I’m hoping this will be a reasonably accurate account of my play with the TfL Cycling DataSets.
I’m still forming my plan, however loosely I think I want to end up with a visualisation where the bike points are highlighted in over a time series as bikes are taken and returned.
Initially, I’m working on my Mac, but I have a Databricks community cluster that I’ve migrated some of the parts to.
Preparing my Local Env
As I said, I’m using my MacBook so I’m going to install a couple of things
To install spark, I use
brew install spark
Installing jupyter notebooks is done with
pip install jupyter
Getting some data
I took a single file from the S3 bucket to play with locally, for no particular reason I went with
aws s3 cp s3://cycling.data.tfl.gov.uk/usage-stats/01aJourneyDataExtract10Jan16-23Jan16.csv ~/datasets/cycling/.
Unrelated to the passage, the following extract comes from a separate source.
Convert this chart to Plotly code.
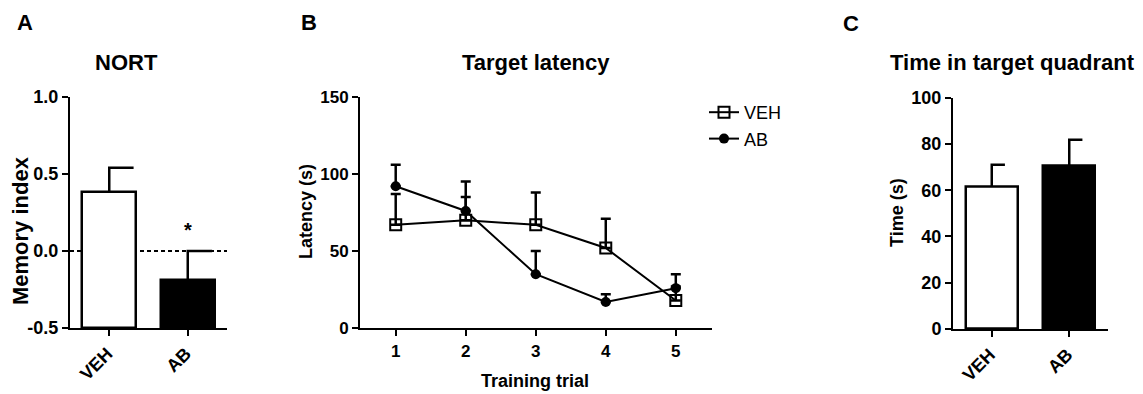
import plotly.graph_objects as go

# ---------------- data ----------------
categories = ["VEH", "AB"]
nort_mean = [0.38, -0.19]
nort_sem = [0.16, 0.19]

trials = [1, 2, 3, 4, 5]
veh_latency = [67, 70, 67, 52, 18]
veh_latency_sem = [20, 15, 21, 19, 9]
ab_latency = [92, 76, 35, 17, 26]
ab_latency_sem = [14, 19, 15, 5, 9]

quad_mean = [61.5, 70.5]
quad_sem = [9.5, 11.3]

nort_ticks = [-0.5, 0.0, 0.5, 1.0]
nort_ticktext = ["-0.5", "0.0", "0.5", "1.0"]
lat_ticks = [0, 50, 100, 150]
quad_ticks = [0, 20, 40, 60, 80, 100]

FONT = "Liberation Sans, Arial, Helvetica, sans-serif"
BLACK = "#000000"
bar_fill = ["#ffffff", "#000000"]

W, H = 1143, 394


def px_x(p):
    return p / W


def px_y(p):
    return 1 - p / H


fig = go.Figure()

xpos = list(range(len(categories)))


def error_path(means, sems, cap):
    xs, ys = [], []
    for i, (m, s) in enumerate(zip(means, sems)):
        top = m + s
        xs += [i, i, i + cap, None]
        ys += [m, top, top, None]
    return xs, ys


# ---------------- panel A ----------------
base_a = nort_ticks[0]
fig.add_trace(go.Bar(
    x=xpos, y=[m - base_a for m in nort_mean], base=base_a, width=0.69,
    marker=dict(color=bar_fill, line=dict(color=BLACK, width=2.5)),
    xaxis="x", yaxis="y", showlegend=False, hoverinfo="skip"))
ex, ey = error_path(nort_mean, nort_sem, 0.31)
fig.add_trace(go.Scatter(x=ex, y=ey, mode="lines", line=dict(color=BLACK, width=2.5),
                         xaxis="x", yaxis="y", showlegend=False, hoverinfo="skip"))

# ---------------- panel B ----------------
fig.add_trace(go.Scatter(
    x=trials, y=veh_latency, name="VEH", mode="lines+markers",
    line=dict(color=BLACK, width=2),
    marker=dict(symbol="square-open", size=11, color=BLACK, line=dict(width=2)),
    error_y=dict(type="data", array=veh_latency_sem, arrayminus=[0] * 5, symmetric=False,
                 color=BLACK, thickness=2.5, width=5),
    xaxis="x2", yaxis="y2"))
fig.add_trace(go.Scatter(
    x=trials, y=ab_latency, name="AB", mode="lines+markers",
    line=dict(color=BLACK, width=2),
    marker=dict(symbol="circle", size=10, color=BLACK),
    error_y=dict(type="data", array=ab_latency_sem, arrayminus=[0] * 5, symmetric=False,
                 color=BLACK, thickness=2.5, width=5),
    xaxis="x2", yaxis="y2"))

# ---------------- panel C ----------------
fig.add_trace(go.Bar(
    x=xpos, y=quad_mean, width=0.67,
    marker=dict(color=bar_fill, line=dict(color=BLACK, width=2.5)),
    xaxis="x3", yaxis="y3", showlegend=False, hoverinfo="skip"))
ex3, ey3 = error_path(quad_mean, quad_sem, 0.17)
fig.add_trace(go.Scatter(x=ex3, y=ey3, mode="lines", line=dict(color=BLACK, width=2.5),
                         xaxis="x3", yaxis="y3", showlegend=False, hoverinfo="skip"))


def tf(size):
    return dict(family=FONT, size=size, color=BLACK, weight="bold")


common = dict(showgrid=False, zeroline=False, showline=True, linecolor=BLACK, linewidth=2,
              ticks="outside", ticklen=6, tickwidth=2, tickcolor=BLACK, automargin=False)

fig.update_layout(
    width=W, height=H,
    margin=dict(l=0, r=0, t=0, b=0, autoexpand=False),
    paper_bgcolor="white", plot_bgcolor="white",
    bargap=0,
    xaxis=dict(domain=[px_x(70), px_x(227)], range=[-0.5, 1.5], tickvals=xpos,
               ticktext=categories, tickangle=-45, anchor="y", tickfont=tf(18),
               ticklabelshift=-2, **common),
    yaxis=dict(domain=[px_y(328), px_y(97)], range=[nort_ticks[0], nort_ticks[-1]],
               tickvals=nort_ticks, ticktext=nort_ticktext, anchor="x", tickfont=tf(18),
               **common),
    xaxis2=dict(domain=[px_x(360), px_x(711.5)], range=[0.49, 5.51], tickvals=trials,
                anchor="y2", tickfont=tf(17), **common),
    yaxis2=dict(domain=[px_y(328.3), px_y(96.7)], range=[0, 150], tickvals=lat_ticks,
                anchor="x2", tickfont=tf(17), **common),
    xaxis3=dict(domain=[px_x(953), px_x(1108)], range=[-0.5, 1.5], tickvals=xpos,
                ticktext=categories, tickangle=-45, anchor="y3", tickfont=tf(18),
                ticklabelshift=-2, **common),
    yaxis3=dict(domain=[px_y(329), px_y(97.7)], range=[0, 100], tickvals=quad_ticks,
                anchor="x3", tickfont=tf(18), **common),
    legend=dict(x=px_x(704), y=px_y(94), xanchor="left", yanchor="top",
                font=dict(family=FONT, size=18, color=BLACK),
                bgcolor="rgba(0,0,0,0)", tracegroupgap=0, itemwidth=30),
    showlegend=True,
)

# dashed zero line in panel A
fig.add_shape(type="line", xref="x domain", yref="y", x0=0, x1=1, y0=0, y1=0,
              line=dict(color=BLACK, width=2, dash="4px,3px"), layer="below")

# significance star
fig.add_annotation(x=xpos[1], y=nort_mean[1] + nort_sem[1], xref="x", yref="y",
                   text="*", showarrow=False, yanchor="bottom", yshift=8,
                   font=tf(20))

title_font = tf(22)
label_font = tf(18)

annots = [
    ("A", 25, 22, title_font, 0),
    ("B", 309, 22, title_font, 0),
    ("C", 851, 24, title_font, 0),
    ("NORT", 126, 62, title_font, 0),
    ("Target latency", 536, 62, title_font, 0),
    ("Time in target quadrant", 1012, 62, tf(22), 0),
    ("Memory index", 20, 231, tf(22), -90),
    ("Latency (s)", 306, 212, label_font, -90),
    ("Time (s)", 897, 213, label_font, -90),
    ("Training trial", 535, 381, label_font, 0),
]
for text, x, y, f, ang in annots:
    fig.add_annotation(x=px_x(x), y=px_y(y), xref="paper", yref="paper", text=text,
                       showarrow=False, xanchor="center", yanchor="middle",
                       font=f, textangle=ang)

fig.write_html("out.html", config={"displayModeBar": False},
               post_script="document.body.style.margin='0px';")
Run the following commands to get your Jupyter Notebook up and running
export PYSPARK_DRIVER_PYTHON=jupyter export PYSPARK_DRIVER_PYTHON_OPTS='notebook' pyspark
Finally a quick test to see how it looks. In the
Jupyter notebook I can do
data = spark.read.csv('~/datasets/cycling/01aJourneyDataExtract10Jan16-23Jan16.csv', header=True, inferSchema=True) data.show()
This should show you 20 rows from the data set and we’re off.